Dress how you want.  Let me judge you for it.  Afterall, some people judge me by how they dress.  The Niqab - that toe to crown gown with a mesh slit for the eyes - is a judgement.  When a woman dons the niqab, she says: "you men are all Colonel Williams.  You sex pigs.  You become a perverted beserker at the sight of my neck!"

Meanwhile, I am not hiring a Goth to babysit my kids.  Quick, call the human rights commission!

Monday, October 18, 2010

Splice, A Movie Review

With gereantric habits, Torkwell and Wife, only get around to hot new movies when they come from a cable plugged into the tv.  So, last night, we watched Splice.

It is a Canadian sci-fi flick with a promising setup: two nerds in a lab splice together a new species that looks half-human, half-evil flying squirrel with scorpion tail. 

The movie sucked harder than the biggest water pumps the Big Apple uses to feed the taps.  Why?

Because it is Canadian and cannot resist the gravitational pull of the Canadian film stereotype.

Of course, Splice isn't a terrifically made monster movie - a modern day Frankenstein terrorizing downtown Toronto.  That would be too awesome.   People would have fun watching that movie.  And in Canada, fun in film is verboten (Trailer Park Boys excepted.) 

Instead, Splice is what Canadian science-fiction always is: a stylish exploration of sexual perversion.  It answers the metaphysical question: "What would happen if Golem were a raw-meat eating woman-creature with a hint of breasts?  Would Sam the Hobbit be as hostile to her as she was to him?"

The answer happily comes to us just as we are hoping this creature will escape the barn and go on a killing spree to scare the be-jesus out of us.  Instead, we get to see Adrian Brody's skinny white arse thrust up and down as he releases his passion on the thing with rooster legs.  Minutes later, this creature will turn into a man and rape his "mother-clone". 

"Ahh," I said satisfied with a night at the movies when the credits rolled.  If there's one thing that really kicks off a work week, its 90 minutes of sexual perversion.  I feel so edified.  Thank you Canada's film industry.

Saturday, October 16, 2010

Did Toyota pay for its product placement in Iggy's ad?

Iggy's latest personal journal can be viewed over at Calgary Grit where, predictably, the Grit is swooning.

Me, Torkwell Robitco, I am creeped out.

Not just because in the shot of Iggy hugging an old lady, Iggy's shoulders are tinier than hers (he's what, 110 pounds?).  That's not fair, his lentil diet has nothing to do with it - she was a former Roughriders linebacker in her youth.

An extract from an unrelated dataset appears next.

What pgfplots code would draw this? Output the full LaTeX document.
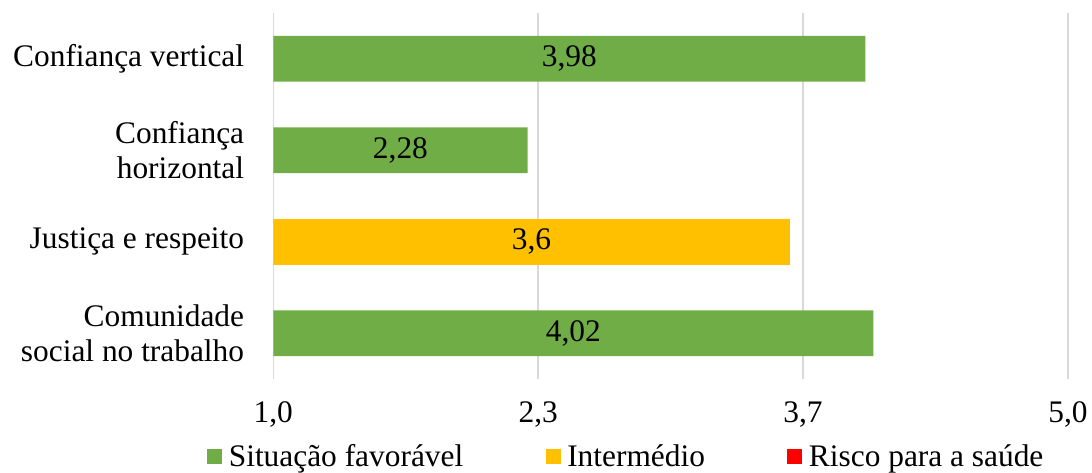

No, its mainly because he says he never admired his father more than when his father looked after his ailing mother.  Really?  Family is just so, so important to Iggy.  Just not the family he deserted when he found his "soul mate".  Can you picture one of Iggy's children, a couple of decades down the road, running for the Liberals, saying in a whispy, philosophical tones, "I never admired my dad more than when he dumped my frumpy mother for a hot hungarian with a tongue that ties cherry stems in nots."  I doubt it.

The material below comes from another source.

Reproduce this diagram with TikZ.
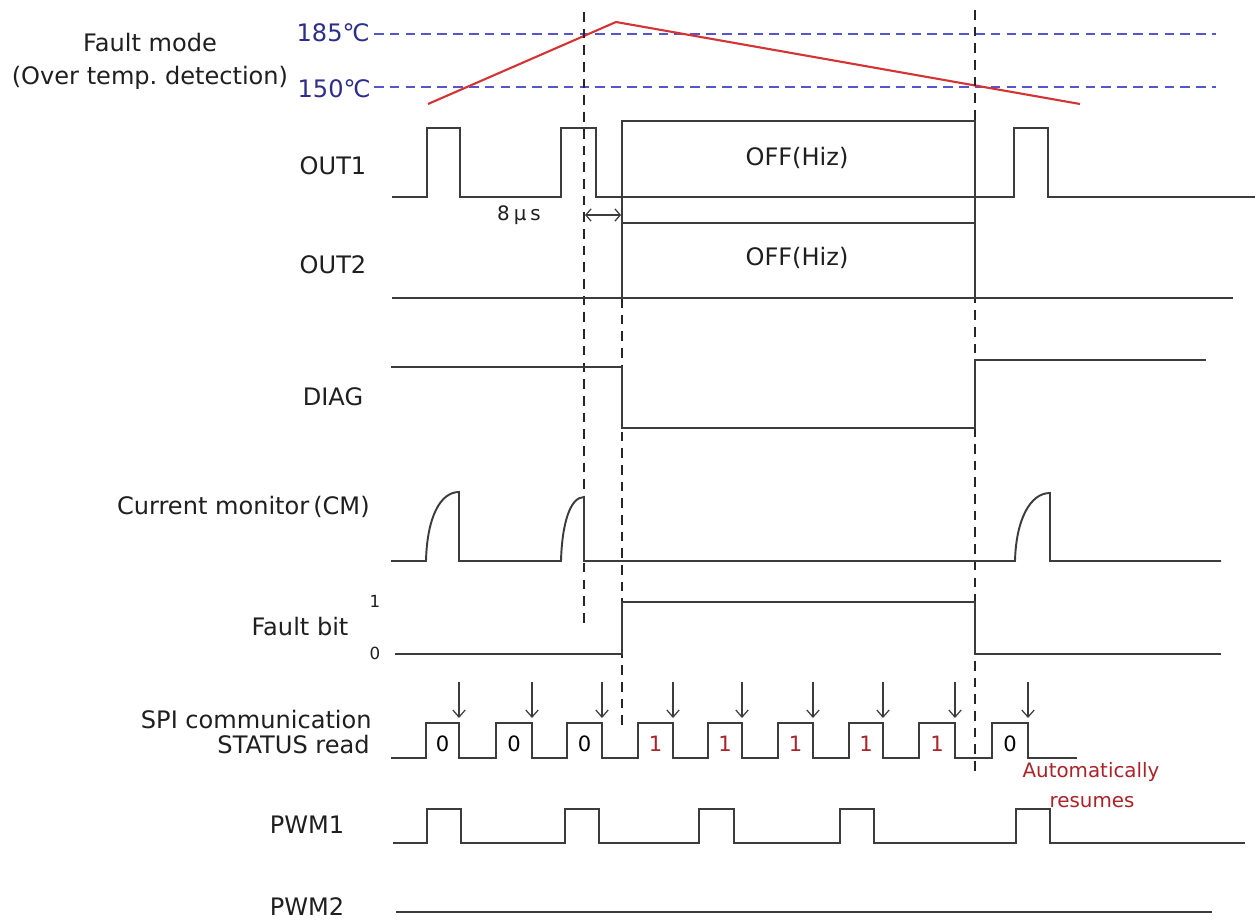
\documentclass[tikz,border=0pt]{standalone}
\usepackage{fontspec}
\setmainfont{DejaVu Sans}
\usetikzlibrary{arrows.meta}
\definecolor{sig}{RGB}{60,60,60}
\definecolor{tblue}{RGB}{85,85,205}
\definecolor{tnavy}{RGB}{45,45,140}
\definecolor{tred}{RGB}{212,52,52}
\definecolor{dred}{RGB}{170,35,40}
\tikzset{
  sigline/.style={draw=sig, line width=1.1pt, line join=miter},
  vdash/.style={draw=black!85, line width=0.8pt, dash pattern=on 5.5pt off 4pt},
  tempdash/.style={draw=tblue, line width=1.1pt, dash pattern=on 5.5pt off 3.5pt},
  lbl/.style={inner sep=0pt, font=\fontsize{13.7}{16}\selectfont, text=black!88},
  smalltxt/.style={inner sep=0pt, font=\fontsize{11.3}{13}\selectfont},
  bittxt/.style={inner sep=0pt, font=\fontsize{12}{14}\selectfont},
  tinytxt/.style={inner sep=0pt, font=\fontsize{9.5}{11}\selectfont, text=black!88},
  readarrow/.style={draw=sig, line width=0.7pt, -{Straight Barb[length=4pt,width=7pt]}},
  gaparrow/.style={draw=sig, line width=0.7pt, {Straight Barb[length=3pt,width=7pt]}-{Straight Barb[length=3pt,width=7pt]}},
}
\begin{document}
\frenchspacing
\begin{tikzpicture}[x=0.02cm, y=-0.02cm]
\useasboundingbox (0,0) rectangle (1255,920);
\fill[white] (0,0) rectangle (1255,920);

% ---------- labels ----------
\node[lbl] (fm) at (150,43) {Fault mode};
\node[lbl] (otd) at (150,78) {(Over temp.\ detection)};
\node[lbl, text=tnavy, anchor=east] (t185) at (370,33) {185℃};
\node[lbl, text=tnavy, anchor=east] (t150) at (371,89) {150℃};
\node[lbl] (lout1) at (333,166) {OUT1};
\node[lbl] (lout2) at (333,265) {OUT2};
\node[lbl] (ldiag) at (333,397) {DIAG};
\node[lbl, anchor=east] (lcm) at (370,507) {Current monitor\,(CM)};
\node[lbl] (lfb) at (300,627) {Fault bit};
\node[tinytxt] (fb1) at (375,601) {1};
\node[tinytxt] (fb0) at (375,653) {0};
\node[lbl, anchor=east] (lspi1) at (372,720) {SPI communication};
\node[lbl, anchor=east] (lspi2) at (370,745) {STATUS read};
\node[lbl] (lpwm1) at (307,825) {PWM1};
\node[lbl] (lpwm2) at (307,907) {PWM2};

% ---------- temperature ----------
\draw[tempdash] (374,34) -- (1216,34);
\draw[tempdash] (374,87) -- (1216,87);
\draw[draw=tred, line width=1.2pt, line join=round] (428,104) -- (616,22) -- (1080,104);

% ---------- vertical dashed markers ----------
\draw[vdash] (584,12) -- (584,623);
\draw[vdash] (622,298) -- (622,728);
\draw[vdash] (975,10) -- (975,772);

% ---------- OUT1 ----------
\draw[sigline] (392,197) -- (427,197) -- (427,128) -- (460,128) -- (460,197)
  -- (561,197) -- (561,128) -- (596,128) -- (596,197) -- (1014,197)
  -- (1014,128) -- (1048,128) -- (1048,197) -- (1255,197);
\draw[sigline] (622,298) -- (622,121) -- (975,121) -- (975,298);
\node[lbl] (off1) at (797,158) {OFF(Hiz)};
\draw[gaparrow] (585,215) -- (621,215);
\node[smalltxt, text=black!88] (gap) at (519,215) {8\kern0.2em μ\kern0.2em s};

% ---------- OUT2 ----------
\draw[sigline] (622,223) -- (975,223);
\draw[sigline] (392,298) -- (1233,298);
\node[lbl] (off2) at (797,258) {OFF(Hiz)};

% ---------- DIAG ----------
\draw[sigline] (391,367) -- (622,367) -- (622,428) -- (975,428) -- (975,360) -- (1206,360);

% ---------- Current monitor ----------
\draw[sigline] (391,561) -- (426,561) .. controls (427,518) and (440,492) .. (459,492)
  -- (459,561) -- (561,561) .. controls (562,524) and (570,497) .. (584,497)
  -- (584,561) -- (1015,561) .. controls (1016,520) and (1030,493) .. (1050,493)
  -- (1050,561) -- (1221,561);

% ---------- Fault bit ----------
\draw[sigline] (395,654) -- (622,654) -- (622,602) -- (975,602) -- (975,654) -- (1221,654);

% ---------- SPI ----------
\draw[sigline] (391,758)
  \foreach \s/\e in {426/459,496/532,567/602,638/673,708/742,778/813,849/883,919/955,992/1028}
  { -- (\s,758) -- (\s,723) -- (\e,723) -- (\e,758) } -- (1077,758);
\foreach \s/\e/\v/\c [count=\i] in {426/459/0/black,496/532/0/black,567/602/0/black,
  638/673/1/dred,708/742/1/dred,778/813/1/dred,849/883/1/dred,919/955/1/dred,992/1028/0/black}
{
  \node[bittxt, text=\c] (bit\i) at ({(\s+\e)/2},744) {\v};
  \draw[readarrow] (\e,682) -- (\e,718);
}
\node[smalltxt, text=dred] (auto1) at (1091,772) {Automatically};
\node[smalltxt, text=dred] (auto2) at (1092,802) {resumes};

% ---------- PWM1 ----------
\draw[sigline] (393,843)
  \foreach \s/\e in {427/461,565/599,699/734,840/874,1016/1050}
  { -- (\s,843) -- (\s,809) -- (\e,809) -- (\e,843) } -- (1245,843);

% ---------- PWM2 ----------
\draw[sigline] (396,912) -- (1212,912);
\end{tikzpicture}
\end{document}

Then he slams "career politicians" because they are such a gross class of people.  You know, folks like Liberal premier Jean Charest.  Or maybe former Ontario premier and bigwig Liberal Bob Rae.  Even Jean Chretien.  Career politicians.

As a right-wing fanatic, I am pleased to see the Liberal party leader impugn and repudiate Jean Chretien.

Friday, October 15, 2010

You just took the first step to making your life better

By visiting this blog, you have done what countless others wish they would do everyday but only a handful actually do: you said "yes" to life. 

Maybe I can't help you lose weight.  Maybe your blood pressure needs a pill and not me.  Maybe your family's happiness depends on much more than what you'll find in this blog.  Heck, maybe this blog will actually make your family's happiness worse.  I probably can't help you make any more money or win praise at work.

Those, my friends, are just details.  You've tried everything else.  Healthy living, board games, Anthony Robbins tapes, the latest garlic peeling gadget.  None of it made a dent, did it?  That's why you're here.  In another age, Donald Rumsfeld would call you a "dead-ender".  There are no other options but this spot.

You need me like you need a placebo.  But when there's no cure for what's bugging you, a placebo is just what you need.